I'm still quite the newb to game making, but i would like to put in my thoughts. I believe the heart of the issue comes down to your motivation, what you're trying to accomplish, I've only worked on a few games though I've done quite a bit of programming outside that. Right now I'm on my third game, and it's been a leap in difficulty, but the reason i wanted to do this was i wanted to really make a reusable, modular game and engine in which i could start doing some self research in AI. AI is where my personal passions lie so for me the extra effort and learning it has taken to do this has been worth it. I've been at it for a few months now tinkering, learning and starting from scratch from time to time.

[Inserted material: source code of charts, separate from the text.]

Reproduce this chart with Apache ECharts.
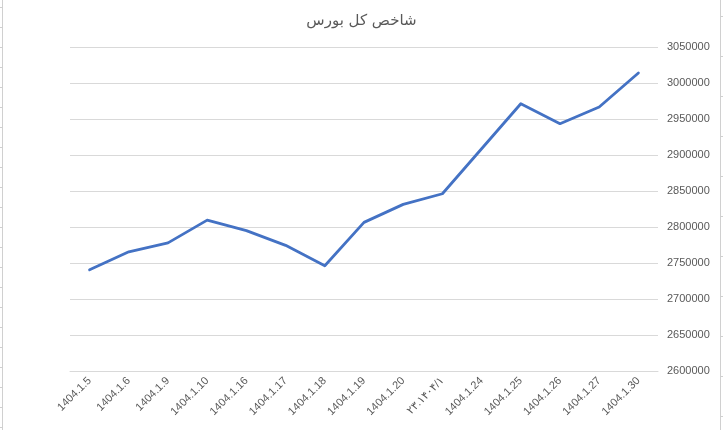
<!DOCTYPE html>
<html>
<head>
<meta charset="utf-8">
<script src="https://cdn.jsdelivr.net/npm/echarts@6/dist/echarts.min.js"></script>
<style>
  html, body { margin: 0; padding: 0; background: #fff; }
  #chart { width: 723px; height: 430px; }
</style>
</head>
<body>
<div id="chart"></div>
<script>
// dates on the x axis (one label is stored in Persian digits in the sheet)
const dates = [
    '1404.1.5', '1404.1.6', '1404.1.9', '1404.1.10', '1404.1.16',
    '1404.1.17', '1404.1.18', '1404.1.19', '1404.1.20', '۲۳.۱۴۰۴/۱',
    '1404.1.24', '1404.1.25', '1404.1.26', '1404.1.27', '1404.1.30'
];
// total index values
const indexValues = [
    2740500, 2765500, 2778000, 2809500, 2795000,
    2774500, 2746200, 2806400, 2831400, 2846200,
    2908700, 2971200, 2943500, 2966700, 3013900
];
const yMin = 2600000;
const yMax = 3050000;
const yStep = 50000;

const textColor = '#595959';
const gridColor = '#d9d9d9';

// sheet cell borders peeking in at the edges
const edgeMarks = [];
edgeMarks.push({ type: 'line', shape: { x1: 2.5, y1: 0, x2: 2.5, y2: 430 }, style: { stroke: '#d0d0d0', lineWidth: 1 } });
edgeMarks.push({ type: 'line', shape: { x1: 720.5, y1: 0, x2: 720.5, y2: 430 }, style: { stroke: '#d0d0d0', lineWidth: 1 } });
for (let y = 7; y < 430; y += 20) {
    edgeMarks.push({ type: 'line', shape: { x1: 0, y1: y + 0.5, x2: 2, y2: y + 0.5 }, style: { stroke: '#d0d0d0', lineWidth: 1 } });
}
for (let y = 16; y < 430; y += 40) {
    edgeMarks.push({ type: 'line', shape: { x1: 721, y1: y + 0.5, x2: 723, y2: y + 0.5 }, style: { stroke: '#d0d0d0', lineWidth: 1 } });
}

const chart = echarts.init(document.getElementById('chart'), null, { renderer: 'canvas' });
chart.setOption({
    animation: false,
    backgroundColor: '#ffffff',
    title: {
        text: 'شاخص کل بورس',
        left: 'center',
        top: 9,
        textStyle: {
            color: textColor,
            fontSize: 15,
            fontWeight: 'normal',
            fontFamily: '"DejaVu Sans", sans-serif'
        }
    },
    grid: {
        left: 70,
        right: 65,
        top: 47,
        bottom: 59,
        containLabel: false
    },
    xAxis: {
        type: 'category',
        data: dates,
        boundaryGap: true,
        axisLine: { show: true, lineStyle: { color: gridColor, width: 1 } },
        axisTick: { show: false },
        axisLabel: {
            rotate: 45,
            interval: 0,
            margin: 8,
            color: textColor,
            fontSize: 11,
            fontFamily: '"Liberation Sans", "DejaVu Sans", sans-serif'
        }
    },
    yAxis: {
        type: 'value',
        position: 'right',
        min: yMin,
        max: yMax,
        interval: yStep,
        axisLine: { show: false },
        axisTick: { show: false },
        splitLine: { lineStyle: { color: gridColor, width: 1 } },
        axisLabel: {
            margin: 9,
            color: textColor,
            fontSize: 11,
            fontFamily: '"Liberation Sans", sans-serif',
            formatter: v => String(v)
        }
    },
    series: [{
        name: 'شاخص کل بورس',
        type: 'line',
        data: indexValues,
        symbol: 'none',
        lineStyle: { color: '#4472C4', width: 2.8, cap: 'round', join: 'round' }
    }],
    graphic: edgeMarks
});
</script>
</body>
</html>
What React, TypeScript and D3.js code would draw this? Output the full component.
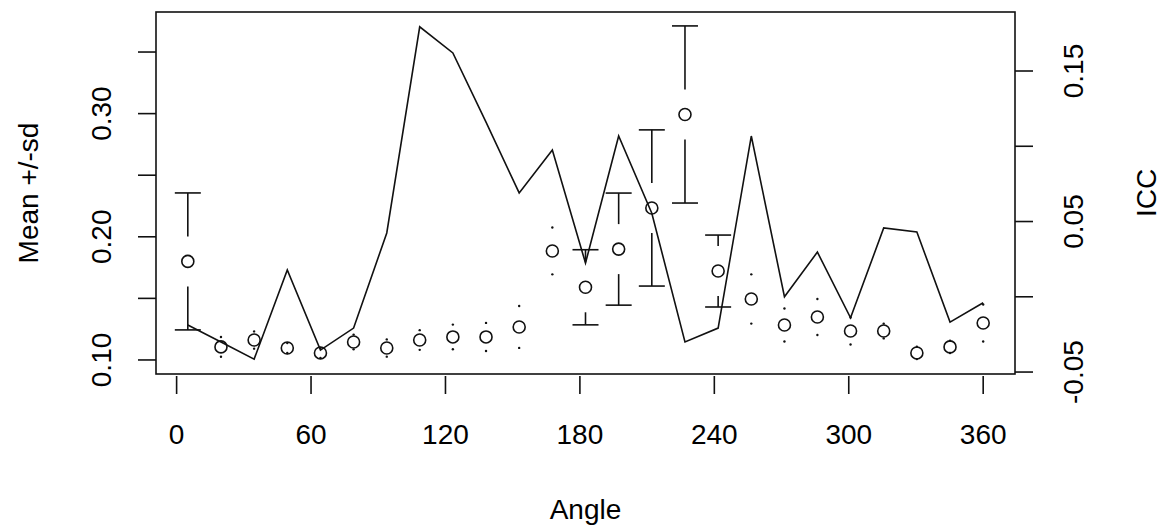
import React, {useEffect, useRef} from 'react';
import * as d3 from 'd3';

// angle of each measurement (deg)
const angles = [5, 19.8, 34.6, 49.4, 64.2, 79.0, 93.8, 108.5, 123.3, 138.1, 152.9, 167.7, 182.5,
    197.3, 212.1, 226.9, 241.7, 256.5, 271.3, 286.0, 300.8, 315.6, 330.4, 345.2, 360];
// mean and sd (left axis)
const meanVals = [0.180, 0.1106, 0.1162, 0.1097, 0.1057, 0.1146, 0.1097, 0.1162, 0.1187, 0.1187, 0.1268, 0.1885, 0.159,
    0.190, 0.2234, 0.2993, 0.1722, 0.1495, 0.1284, 0.1349, 0.1235, 0.1235, 0.1057, 0.1106, 0.130];
const sdVals = [0.0556, 0.008, 0.007, 0.004, 0.004, 0.006, 0.007, 0.008, 0.010, 0.0114, 0.017, 0.019, 0.0305,
    0.0455, 0.0634, 0.0719, 0.0292, 0.0200, 0.0134, 0.0146, 0.011, 0.006, 0.005, 0.005, 0.015];
// ICC (right axis)
const iccVals = [-0.0188, -0.030, -0.0414, 0.0178, -0.0354, -0.0208, 0.0424, 0.1794, 0.162, 0.116, 0.069, 0.0975, 0.0224,
    0.1068, 0.0555, -0.030, -0.0208, 0.1068, 0.0, 0.0297, -0.014, 0.0457, 0.043, -0.0168, -0.004];

const xTicks = [0, 60, 120, 180, 240, 300, 360];
const leftTicks = [0.10, 0.15, 0.20, 0.25, 0.30, 0.35];
const leftTickLabels = ['0.10', '', '0.20', '', '0.30', ''];
const rightTicks = [-0.05, 0, 0.05, 0.10, 0.15];
const rightTickLabels = ['-0.05', '', '0.05', '', '0.15'];

const App = () => {
    const ref = useRef<SVGSVGElement>(null);

    useEffect(() => {
        drawChart();
    }, []);

    function drawChart() {
        var left = 156, right = 1015, top = 12, bottom = 374;
        var font = "'Liberation Sans', Arial, sans-serif";
        var fs = 28;

        var svg = d3.select(ref.current);
        svg.selectAll("*").remove();

        var x = d3.scaleLinear().domain([-9.2, 374.2]).range([left, right]);
        var yl = d3.scaleLinear().domain([0.0886, 0.3825]).range([bottom, top]);
        var yr = d3.scaleLinear().domain([-0.0513, 0.1892]).range([bottom, top]);

        var g = svg.append("g")
            .attr("stroke", "#111")
            .attr("fill", "none")
            .attr("stroke-width", 1.6);

        // ICC line
        g.append("path")
            .datum(angles)
            .attr("d", d3.line<number>()
                .x(function (d) { return x(d) })
                .y(function (d, i) { return yr(iccVals[i]) }));

        // mean +/- sd with gap round the point
        var gap = 25, cap = 13;
        angles.forEach(function (a, i) {
            var cx = x(a), cy = yl(meanVals[i]);
            var hi = yl(meanVals[i] + sdVals[i]), lo = yl(meanVals[i] - sdVals[i]);
            g.append("circle").attr("cx", cx).attr("cy", cy).attr("r", 6);
            if (cy - hi > gap) {
                g.append("line").attr("x1", cx).attr("x2", cx).attr("y1", hi).attr("y2", cy - gap);
                g.append("line").attr("x1", cx - cap).attr("x2", cx + cap).attr("y1", hi).attr("y2", hi);
                g.append("line").attr("x1", cx).attr("x2", cx).attr("y1", lo).attr("y2", cy + gap);
                g.append("line").attr("x1", cx - cap).attr("x2", cx + cap).attr("y1", lo).attr("y2", lo);
            } else {
                // zero length arrows -> dots
                g.append("circle").attr("cx", cx).attr("cy", hi).attr("r", 1.2).attr("fill", "#111").attr("stroke", "none");
                g.append("circle").attr("cx", cx).attr("cy", lo).attr("r", 1.2).attr("fill", "#111").attr("stroke", "none");
            }
        });

        // box
        g.append("rect")
            .attr("x", left).attr("y", top)
            .attr("width", right - left).attr("height", bottom - top);

        // bottom axis
        xTicks.forEach(function (t) {
            g.append("line").attr("x1", x(t)).attr("x2", x(t)).attr("y1", bottom + 2).attr("y2", bottom + 20);
        });
        svg.selectAll(".xl").data(xTicks).enter().append("text")
            .attr("x", function (d) { return x(d) })
            .attr("y", 444)
            .attr("text-anchor", "middle")
            .attr("font-family", font).attr("font-size", fs)
            .text(function (d) { return d });

        // left axis
        leftTicks.forEach(function (t) {
            g.append("line").attr("x1", left - 18).attr("x2", left).attr("y1", yl(t)).attr("y2", yl(t));
        });
        leftTicks.forEach(function (t, i) {
            if (!leftTickLabels[i]) return;
            svg.append("text")
                .attr("transform", "translate(111," + yl(t) + ") rotate(-90)")
                .attr("text-anchor", "middle")
                .attr("font-family", font).attr("font-size", fs)
                .text(leftTickLabels[i]);
        });

        // right axis
        rightTicks.forEach(function (t) {
            g.append("line").attr("x1", right).attr("x2", right + 18).attr("y1", yr(t)).attr("y2", yr(t));
        });
        rightTicks.forEach(function (t, i) {
            if (!rightTickLabels[i]) return;
            svg.append("text")
                .attr("transform", "translate(1083," + yr(t) + ") rotate(-90)")
                .attr("text-anchor", "middle")
                .attr("font-family", font).attr("font-size", fs)
                .text(rightTickLabels[i]);
        });

        // axis titles
        var mid = (top + bottom) / 2;
        svg.append("text")
            .attr("x", (left + right) / 2).attr("y", 519)
            .attr("text-anchor", "middle")
            .attr("font-family", font).attr("font-size", fs)
            .text("Angle");
        svg.append("text")
            .attr("transform", "translate(38," + mid + ") rotate(-90)")
            .attr("text-anchor", "middle")
            .attr("font-family", font).attr("font-size", fs)
            .text("Mean +/-sd");
        svg.append("text")
            .attr("transform", "translate(1156," + mid + ") rotate(-90)")
            .attr("text-anchor", "middle")
            .attr("font-family", font).attr("font-size", fs)
            .text("ICC");
    }

    return (
        <svg ref={ref} width={1171} height={531}
             style={{position: "absolute", left: 0, top: 0, background: "#fff"}}/>
    );
}
export default App;
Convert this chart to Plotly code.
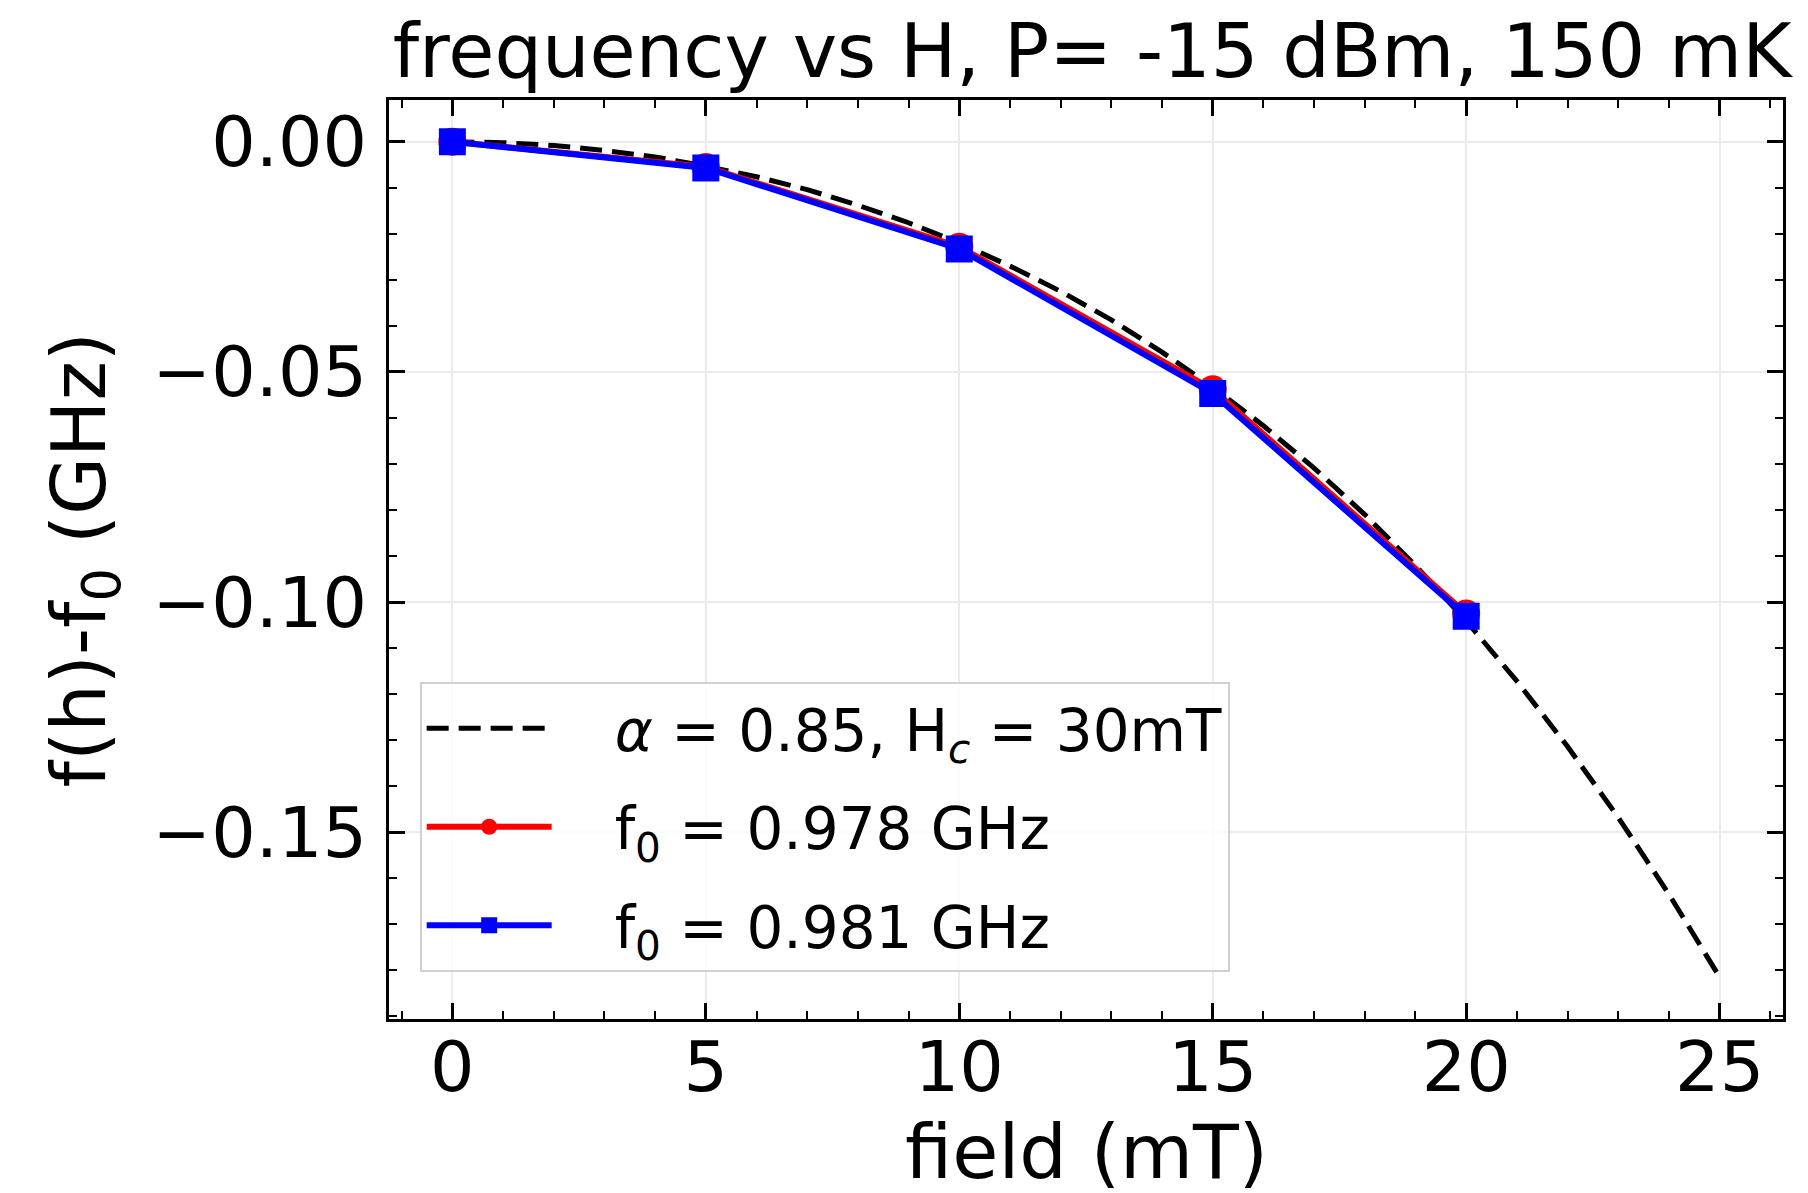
import plotly.graph_objects as go

# ---- data ----
field_mT = [0, 5, 10, 15, 20]
red_df = [0.0, -0.0055, -0.0228, -0.0538, -0.1025]      # f0 = 0.978 GHz
blue_df = [0.0, -0.0057, -0.0233, -0.0547, -0.1031]     # f0 = 0.981 GHz
red_err = [0.0008, 0.0008, 0.0008, 0.0008, 0.0008]
blue_err = [0.0008, 0.0008, 0.0008, 0.0008, 0.0008]

model_field = [0, 1, 2, 3, 4, 5, 6, 7, 8, 9, 10, 11, 12, 13, 14, 15, 16, 17, 18,
               19, 20, 21, 22, 23, 24, 25]
model_df = [0.0, -0.0002, -0.0008, -0.0019, -0.0033, -0.0053, -0.0076, -0.0104,
            -0.0138, -0.0176, -0.0220, -0.0270, -0.0325, -0.0387, -0.0457, -0.0533,
            -0.0617, -0.0709, -0.0810, -0.0921, -0.1041, -0.1172, -0.1314, -0.1468,
            -0.1635, -0.1815]

x_tickvals = [0, 5, 10, 15, 20, 25]
y_tickvals = [0.0, -0.05, -0.10, -0.15]
y_ticktext = ["0.00", "\u22120.05", "\u22120.10", "\u22120.15"]

title_text = "frequency vs H, P= -15 dBm, 150 mK"
x_label = "field (mT)"
y_label = "f(h)-f<sub>0</sub> (GHz)"
names = ["<i>\u03b1</i> = 0.85, H<sub><i>c</i></sub> = 30mT",
         "f<sub>0</sub> = 0.978 GHz",
         "f<sub>0</sub> = 0.981 GHz"]

FONT = "DejaVu Sans"
W, H = 1808, 1193
ML, MR, MT, MB = 381, 33, 92, 182
PAD = "\u2003"  # gap between legend symbol and legend text

fig = go.Figure()
fig.add_trace(go.Scatter(
    x=model_field, y=model_df, mode="lines", name=PAD + names[0], legendgroup="g0",
    line=dict(color="black", width=5, dash="22px,10px"),
))
fig.add_trace(go.Scatter(
    x=field_mT, y=red_df, mode="lines+markers", name=PAD + names[1], legendgroup="g1",
    line=dict(color="#ff0000", width=6),
    marker=dict(symbol="circle", size=28, color="#ff0000"),
    error_y=dict(type="data", array=red_err, color="#ff0000", thickness=3, width=0),
))
fig.add_trace(go.Scatter(
    x=field_mT, y=blue_df, mode="lines+markers", name=PAD + names[2], legendgroup="g2",
    line=dict(color="#0000ff", width=6),
    marker=dict(symbol="square", size=27, color="#0000ff"),
    error_y=dict(type="data", array=blue_err, color="#0000ff", thickness=3, width=0),
))

axis_common = dict(
    showline=True, linecolor="black", linewidth=3, mirror="allticks",
    ticks="inside", ticklen=16, tickwidth=2.5, tickcolor="black",
    showgrid=True, gridcolor="#ebebeb", gridwidth=1.5,
    zeroline=False,
    tickfont=dict(family=FONT, size=70, color="black"),
)

fig.update_xaxes(
    range=[-1.25, 26.25], tickvals=x_tickvals,
    minor=dict(dtick=1, ticks="inside", ticklen=8, tickwidth=2, tickcolor="black", showgrid=False),
    ticklabelstandoff=-15,
    **axis_common,
)
fig.update_yaxes(
    range=[-0.1906, 0.00907], tickvals=y_tickvals, ticktext=y_ticktext,
    minor=dict(dtick=0.01, tick0=0, ticks="inside", ticklen=8, tickwidth=2, tickcolor="black", showgrid=False),
    ticklabelstandoff=5,
    **axis_common,
)

fig.update_layout(
    width=W, height=H,
    margin=dict(l=ML, r=MR, t=MT, b=MB),
    paper_bgcolor="white", plot_bgcolor="white",
    font=dict(family=FONT, color="black"),
    title=dict(text=title_text, x=0.5 + 6 / (W - ML - MR), xref="paper", xanchor="center",
               y=1 - 43 / H, yref="container", yanchor="middle",
               font=dict(family=FONT, size=75, color="black")),
    showlegend=True,
    legend=dict(
        x=0.022, y=0.051, xanchor="left", yanchor="bottom",
        bgcolor="rgba(255,255,255,0.85)", bordercolor="#d0d0d0", borderwidth=2,
        font=dict(family=FONT, size=58, color="black"),
        itemwidth=125, tracegroupgap=20,
    ),
    annotations=[
        dict(text=x_label, xref="paper", yref="paper", x=0.5, y=0,
             xanchor="center", yanchor="middle", showarrow=False, yshift=-133,
             font=dict(family=FONT, size=75, color="black")),
        dict(text=y_label, xref="paper", yref="paper", x=0, y=0.5,
             xanchor="center", yanchor="middle", showarrow=False, textangle=-90,
             xshift=-306,
             font=dict(family=FONT, size=75, color="black")),
    ],
)

fig.write_html("out.html")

Yes you could argue i could have learned a lot more without building the engine and just building smaller games for a while. But i know my motivations lie elsewhere and so im still trucking along and I've learned quite a bit on my own.

Of course I'm not saying jump strait into engine making, at least start with some simple stuff like making a pong clone. But ultimately how early you start actually working on an engine of your own i would argue lies in your personal motivation. tongue.png Just my opinion though take from it what you may.

If you want to create your own engine, learn to make games with other engines, make a list of features your engine should support and see how other implemented those features, and what difficulties they are facing with that implementation. That will give you a headstart.

Also, it is kinda hard to showcase your engine without a game written with that engine, which means at some point you need to get involved to create at least one game for it, either by outsourcing that to other people or (most probably) creating a simple game yourself. So you will need game making skills anyway at some point.

If you want to learn the skills to be an engine programmer in the industry, or want to soup up your CV for other positions, do the same. You will also need to create some showcase using your engine later on, so the skills will not completly go to waste anyway (and probably you will not be starting off as an engine programmer, IDK if this is an entry position for new blood).

If you want to create a game, think long and hard if you need to create your own engine. Or better, skip thinking long and just think double as hard about it :)

Modern multipurpose engines can be used for ANY kind of game. There are always the small games where the engine adds so much overhead that you are better off without any kind of engine, and there are special cases where you need to modify the engine to support some functionality that needs to embedded deep into the engine... exactly for this cases, many engine makers give you the source code for. You can get it for free from epic for Unreal Engine 4 for example.

So even if you really need to change something in the engine, you could pull it off (its not easy, but neither is writing your own engine from scratch).

And in 99% of cases Unreal or Unity will do exactly what you need.

It completely depends on how complex your engine is, what language you're writing it in (and how readily available APIs are) and, most importantly, what kind of game you're making and how complex it is. How many system is the game going to have? And so on. At the very least, you're making use of APIs and you're never really making things from absolute scratch. That's just bad programming, a waste of time.

Just start learning a language, and make it your goal to learn the language. As Will Smith once said, you don't set out to build a Wall. You set out to make the best possible brick and then you do that enough times and the Wall (or whatever else that may be superior to the original idea) will emerge as a result.